A repost of one of my entries in the past year, to mark the first year of this weblog. First posted in January 2010.
A million years ago in a hospital way up north.
A snowstorm. Evening, and two snowmobiles, racing across a frozen lake. One slams into an exposed rockface.
Our first warning is a call from the OPP, a heads up. Accident, paramedics on scene, severe trauma, unresponsive. No whys or wherefores.
So we wait. My first, Rosie jokes deadpan, but it’s mine. I’m nervous, but my exterior is insouciant. I pretend we won’t be holding this patient’s life in our hands. If I think about the reality, I’m afraid I will lose it. I pretend I’ve done this before. I pretend, no sweat, I can do this. This is how emergency nurses are supposed to be. I’ve been socialized well.

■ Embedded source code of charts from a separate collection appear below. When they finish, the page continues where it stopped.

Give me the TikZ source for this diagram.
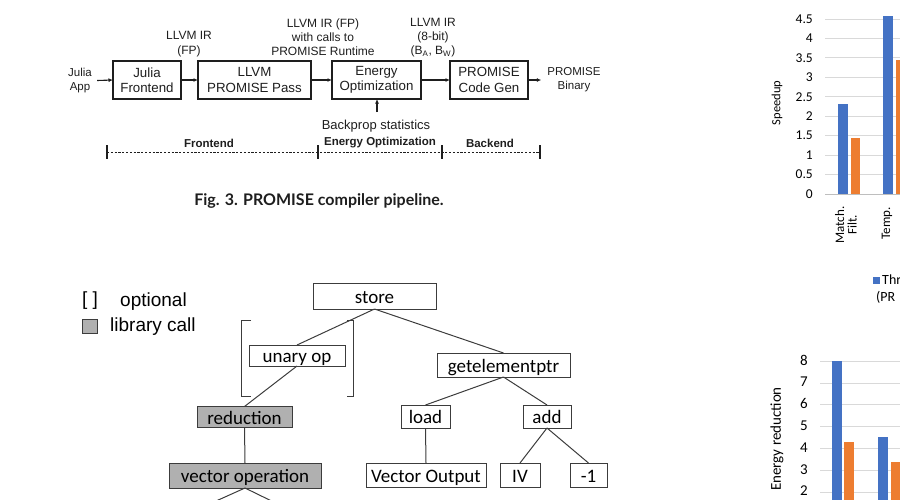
\documentclass[tikz,border=0pt]{standalone}
\usepackage{fontspec}
\setmainfont{Liberation Sans}
\newfontfamily\carlito{Carlito}
\newfontfamily\latofont{Lato}
\usetikzlibrary{arrows.meta}
\definecolor{barblue}{RGB}{68,114,196}
\definecolor{barorange}{RGB}{237,125,49}
\definecolor{gridgray}{RGB}{217,217,217}
\definecolor{axisgray}{RGB}{190,190,190}
\definecolor{libgray}{RGB}{176,176,176}
\definecolor{treeline}{RGB}{60,60,60}
\definecolor{pipeink}{RGB}{30,30,30}
\begin{document}
\begin{tikzpicture}[x=1pt,y=-1pt,
  stagebox/.style={draw=pipeink, text=pipeink, line width=1.4pt, align=center, inner sep=0pt, outer sep=0pt,
    font=\fontsize{13.3}{15.5}\selectfont, minimum height=38pt},
  plabel/.style={align=center, inner sep=0pt, text=pipeink, font=\fontsize{11.5}{14}\selectfont},
  arr/.style={draw=pipeink, line width=1.1pt, -{Latex[length=4.5pt,width=4pt]}},
  phase/.style={text=pipeink, font=\bfseries\fontsize{11.5}{13}\selectfont, inner sep=0pt},
  tickmark/.style={draw=pipeink, line width=1.5pt},
  treebox/.style={draw=treeline, line width=1pt, inner sep=0pt, outer sep=0pt,
    text height=15pt, text depth=1pt,
    font=\carlito\fontsize{19}{21}\selectfont},
  libbox/.style={treebox, fill=libgray},
  treeedge/.style={draw=treeline, line width=1pt},
  axlab/.style={font=\carlito\fontsize{13.5}{14}\selectfont, inner sep=0pt},
  axlabb/.style={font=\carlito\fontsize{15}{17}\selectfont, inner sep=0pt},
]
\useasboundingbox (0,0) rectangle (900,499);

% ---------------- Pipeline (Fig. 3) ----------------
\node[plabel] (app) at (80,80.5) {Julia\\App};
\node[stagebox, minimum width=68pt] (jf) at (147,80) {Julia\\Frontend};
\node[stagebox, minimum width=113pt] (pp) at (254.5,80) {LLVM\\PROMISE Pass};
\node[stagebox, minimum width=89pt] (en) at (376.5,80) {Energy\\Optimization};
\node[stagebox, minimum width=78pt] (cg) at (489,80) {PROMISE\\Code Gen};
\node[plabel] (bin) at (574,80) {PROMISE\\Binary};

\draw[arr] ([xshift=5pt]app.east) -- (jf.west);
\draw[arr] (jf.east) -- (pp.west);
\draw[arr] (pp.east) -- (en.west);
\draw[arr] (en.east) -- (cg.west);
\draw[arr] (cg.east) -- ([xshift=-6pt]bin.west);

\node[plabel, font=\fontsize{12}{14.5}\selectfont] (l1) at (189,44) {LLVM IR\\(FP)};
\node[plabel, font=\fontsize{12}{14}\selectfont] (l2) at (323,37.5) {LLVM IR (FP)\\with calls to\\PROMISE Runtime};
\node[plabel, font=\fontsize{12}{14}\selectfont] (l3) at (433,37.5) {LLVM IR\\(8-bit)\\(B\textsubscript{A}, B\textsubscript{W})};

\node[plabel, font=\fontsize{13}{14}\selectfont] (bp) at (376,126) {Backprop statistics};
\coordinate (bpt) at (377,112);
\draw[arr] (bpt) -- (bpt |- en.south);

\coordinate (t1) at (107,152);
\coordinate (t2) at (318,152);
\coordinate (t3) at (442,152);
\coordinate (t4) at (540,152);
\draw[pipeink, line width=0.8pt, dash pattern=on 2.2pt off 1.6pt] (t1) -- (t4);
\foreach \t in {t1,t2,t3,t4} \draw[tickmark] ([yshift=7pt]\t) -- ([yshift=-7pt]\t);
\node[phase] (ph1) at (209,143) {Frontend};
\node[phase] (ph2) at (380,143) {Energy Optimization};
\node[phase] (ph3) at (490,143) {Backend};

\node[font=\latofont\bfseries\fontsize{16}{18}\selectfont, inner sep=0pt, text=pipeink] (cap) at (319,201) {Fig. 3. PROMISE compiler pipeline.};

% ---------------- Tree ----------------
\node[font=\fontsize{19}{21}\selectfont, inner sep=0pt] (lb) at (90,301) {[ ]};
\node[font=\fontsize{19}{21}\selectfont, inner sep=0pt, anchor=west] (lopt) at (120,301.5) {optional};
\node[draw=treeline, fill=libgray, line width=0.8pt, minimum width=15pt, minimum height=14pt, inner sep=0pt] (lbox) at (90,326) {};
\node[font=\fontsize{19}{21}\selectfont, inner sep=0pt, anchor=west] (llib) at (110,327) {library call};

\node[treebox, minimum width=123pt, minimum height=26pt] (store) at (374.5,296) {store};
\node[treebox, minimum width=96pt, minimum height=21pt] (unary) at (297,355.5) {unary op};
\node[treebox, minimum width=133pt, minimum height=24pt] (gep) at (503.5,365) {getelementptr};
\node[libbox, minimum width=95pt, minimum height=21pt] (red) at (244.5,417) {reduction};
\node[treebox, minimum width=49pt, minimum height=23pt] (load) at (425.5,416.5) {load};
\node[treebox, minimum width=48pt, minimum height=23pt] (add) at (547,416.5) {add};
\node[libbox, minimum width=152pt, minimum height=25pt] (vop) at (245,475.5) {vector operation};
\node[treebox, minimum width=120pt, minimum height=24pt] (vout) at (426,475) {Vector Output};
\node[treebox, minimum width=40pt, minimum height=24pt] (iv) at (520,475) {IV};
\node[treebox, minimum width=37pt, minimum height=24pt] (m1) at (588.5,475) {-1};

\coordinate (vl) at (196,510);
\coordinate (vr) at (290,510);

\draw[treeedge] (store.south) -- (unary.north);
\draw[treeedge] (unary.south) -- (red.north);
\draw[treeedge] (red.south) -- (vop.north);
\draw[treeedge] (store.south) -- (gep.north);
\draw[treeedge] (gep.south) -- (load.north);
\draw[treeedge] (gep.south) -- (add.north);
\draw[treeedge] (load.south) -- (vout.north);
\draw[treeedge] (add.south) -- (iv.north);
\draw[treeedge] (add.south) -- (m1.north);
\draw[treeedge] (vop.south) -- (vl);
\draw[treeedge] (vop.south) -- (vr);

\draw[treeedge, line width=0.9pt] (251,320) -- (241,320) -- (241,396) -- (251,396);
\draw[treeedge, line width=0.9pt] (347,320) -- (353,320) -- (353,396) -- (347,396);

% ---------------- Speedup chart ----------------
\foreach \v in {0.5,1,...,4.5} \draw[gridgray, line width=0.8pt] (825,194-38.9*\v) -- (900,194-38.9*\v);
\draw[axisgray, line width=0.8pt] (825,194) -- (900,194);
\foreach \v/\t in {0/0,0.5/0.5,1/1,1.5/1.5,2/2,2.5/2.5,3/3,3.5/3.5,4/4,4.5/4.5}
  \node[axlab, anchor=east] at (813,194-38.9*\v) {\t};
\node[axlab, rotate=90, font=\carlito\fontsize{12.5}{14}\selectfont] (sp) at (777,103) {Speedup};
\fill[barblue] (838,104) rectangle (848,194);
\fill[barorange] (851,138) rectangle (860,194);
\fill[barblue] (883,16) rectangle (893,194);
\fill[barorange] (896,60) rectangle (905,194);
\node[axlab, rotate=90, align=center, font=\carlito\fontsize{13}{12.5}\selectfont] (x1) at (846,225) {Match.\\Filt.};
\node[axlab, rotate=90, anchor=east, font=\carlito\fontsize{13}{12.5}\selectfont] (x2) at (887,207) {Temp.};
\fill[barblue] (873,277) rectangle (880,284);
\node[axlab, anchor=west, font=\carlito\fontsize{14}{15}\selectfont] (lg1) at (882,280) {Thr};
\node[axlab, anchor=west, font=\carlito\fontsize{14}{15}\selectfont] (lg2) at (876,297) {(PR};

% ---------------- Energy chart ----------------
\foreach \v in {2,...,8} \draw[gridgray, line width=0.8pt] (820,492-21.8*\v+43.6) -- (900,492-21.8*\v+43.6);
\foreach \v in {2,...,8}
  \node[axlabb, anchor=east] at (808,491-21.8*\v+43.6) {\v};
\node[axlabb, rotate=90] (er) at (777,439) {Energy reduction};
\fill[barblue] (832,361.2) rectangle (842,510);
\fill[barorange] (844,442) rectangle (854,510);
\fill[barblue] (878,437) rectangle (888,510);
\fill[barorange] (891,462) rectangle (901,510);
\end{tikzpicture}
\end{document}
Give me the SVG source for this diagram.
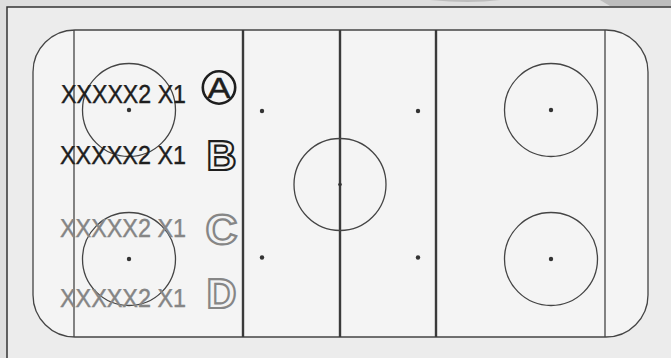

We prime lines, ready boluses of crystalloids, hang blood tubing, dust off the fluid warmer, look for the Pentaspan, alert xray: a trauma is coming. The chaplain wanders through. Charge asks him to hang out for a while, just in case.
The EMS patches. Twenty minutes out. Police escort down slippery back roads. Twenty-seven year-old male. No history. GCS of 3, intubated, boarded and collared, large bore IV started.
Then EMS arrives and suddenly the entire department is in the Trauma Room. Chaos, yet not chaos, care orchestrated complexly like a ballet, every move an iteration of Airway, Breathing, Circulation Disability, every treatment and diagnostic a search for stability.
Cardiac monitor. Assisted respiration. Lung auscultation. Another large bore IV, foley catheter, logroll the patient, I support the head — “On my count”, I say, then after stat shoot-throughs, portable chest films, pupils fixed, dilated, chest tubes, blood running through the fluid warmer, nasogastric tube, a tube in every hole, the saying goes, bloody dressings on the floor from a bleeding scalp wound, empty bags of saline count, one, two, three litres in. Hypotension. Heart rate at first rapid, compensating, now slowing.
Then the films. The doc looks at them and sighs. Shakes head. C1 fracture and dislocation. The spinal cord has been severed where it meets the brain, snapped clean like a dry stick by the force of the impact. There is nothing more. He’s dead. His body, his heart and lungs, strong and young and athletic, are receiving no signals from the brain. They just don’t know it yet.
He goes out to talk to the wife. Out of rote, we watch the cardiac monitor, sinus rhythm, watch his blood pressure begin to drop, his heart rate in slow decline.
His wife comes in. The charge holds her up. She says little. Her face is taut and pale, a declension of grief now and to come. No tears. Later, maybe, I think. She takes his hand and speaks softly to him. We can’t hear her words.
As she holds his hand, his heart slows more, the rhythm becomes idioventricular, irregular, then slows more again and at last, stops. One agonal breath. It’s over.
(And later, I reflect, and still ask myself now, when did death take him? When he struck his head against the cold lakeside granite? Was there any remnant of consciousness, when we worked on him so frantically? Having watched scores of deaths, why do I still wonder?)
After, we hear the story. She told Charge, dry-eyed, while waiting to speak to the doc. A lesson: there always is a story. Married three months. Pregnant. A fight. He and the boys liked to snowmobile. A lot. She didn’t want him going out on the lake, in the dark, in a snowstorm. She thought his friends were assholes. She told him not to come back that night. I hate you, she said. His back disappearing into the dark, snow closing behind him.
After, we prepare the body for the morgue. I’m breathing again. Rosie closes the door and we crack wise darkly. Another ritual. We tie off IV tubes, leave the other tubes in place. Nothing can be removed until the coroner has examined the body. Plastic crinkles as we heave the bagged body on the morgue cart.
We collect up the torn and shredded clothing, meaning to return them to the family and then this happens: pieces of brown glass fall out of the left pocket of his heavy brown coat. We look in the other pocket, and find a bottle beer, whole and uncapped.
Rosie quickly scoops up the tinkling pieces of glass from the floor, and throws them with the beer bottle into the trash.
The porter comes for the body, to take it to the morgue.
I am callow and green.
We need to report this, I say.
Rosie smiles. No, she says. What’s the point? He’s dead. Knowing won’t help anyone, now. Not him. Not his wife either. Why add to her grief?
There is no answer, just the creak of the morgue cart as the porter pushes it out of the department.